My friend Jo said something interesting the other day, about how we were taught about CFCs and global warming in primary school, but we assumed that adults had it under control and were working on the solution. I felt exactly the same in school. I remember doing the art project on global warming and the hole in the ozone layer, and assuming it was under control. Now Jo's daughter is learning about it at primary school and it turns out nothing was under control.

Which is why it was rather wonderful to disappear into Bill Bryson's childhood, where there was a sort of innocence about all this. From childhood, I was taught about CFCs, lead in petrol and global warming. He wasn't. At that point, refrigerators, television and cars were all brand new and there to be enjoyed.

It would be nice if there was a bit more joy in our technological age. More inventions to awe us and take pleasure in, without those things then inviting a global apocalypse. 

I feel like we could all benefit from a holiday to Iowa in the late 50s.

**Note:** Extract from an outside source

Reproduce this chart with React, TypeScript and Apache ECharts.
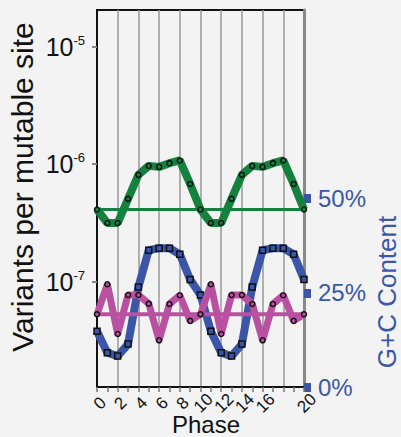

It's hard for people now to remember just how enormous the world was back then for everybody, and how far away even fairly nearby places were. When we called my grandparents long distance on the telephone in Winfield, something we hardly ever did, it sounded as if they were speaking to us from a distant star. We had to shout to be heard and plug a finger in an ear to catch their faint, tinny voices in return. They were only about a hundred miles away, but that was a pretty considerable distance even well into the 1950s. Anything farther - beyond Chicago or Kansas City, say - quickly became almost foreign. It wasn't just that Iowa was far from everywhere. Everywhere was far from everywhere.

*

I knew more things in the first ten years of my life than I believe I have known at any time since. I knew everything there was to know about our house for a start. I knew what was written on the undersides of tables and what the view was like from the tops of bookcases and wardrobes. I knew what was to be found at the back of every closet, which beds had the most dust balls beneath them, which ceilings the most interesting stains, where exactly the patterns in wallpaper repeated. I knew how to cross every room in the house without touching the floor, where my father kept his spare change and how much you could safely take without his noticing (one-seventh of the quarters, one-fifth of the nickels and dimes, as many of the pennies as you could carry). I knew how to relax in an armchair in more than one hundred positions and on the floor in approximately seventy- five more. I knew what the world looked like when viewed through a Jell-O lens. I knew how things tasted—damp washcloths, pencil ferrules, coins and buttons, almost anything made of plastic that was smaller than, say, a clock radio, mucus of every variety of course—in a way that I have more or less forgotten now. I knew and could take you at once to any illustration of naked women anywhere in our house, from a Rubens painting of fleshy chubbos in Masterpieces of World Painting to a cartoon by Peter Arno in the latest issue of The New Yorker to my father’s small private library of girlie magazines in a secret place known only to him, me, and 111 of my closest friends in his bedroom.

*

Soon millions of people were caught in a spiral in which they worked harder and harder to buy labour saving devices that they wouldn’t have needed if they hadn’t been working so hard in the first place.


Having watched The Social Dilemma recently, I do hope that we can turn it around. Technology could be capable of so many amazing things if it wasn't constrained by the greed of the mass market for jangly-key levels of distracting crap. Hopefully the fertility crash will remove that obstacle to some degree and return necessity as the mother of invention.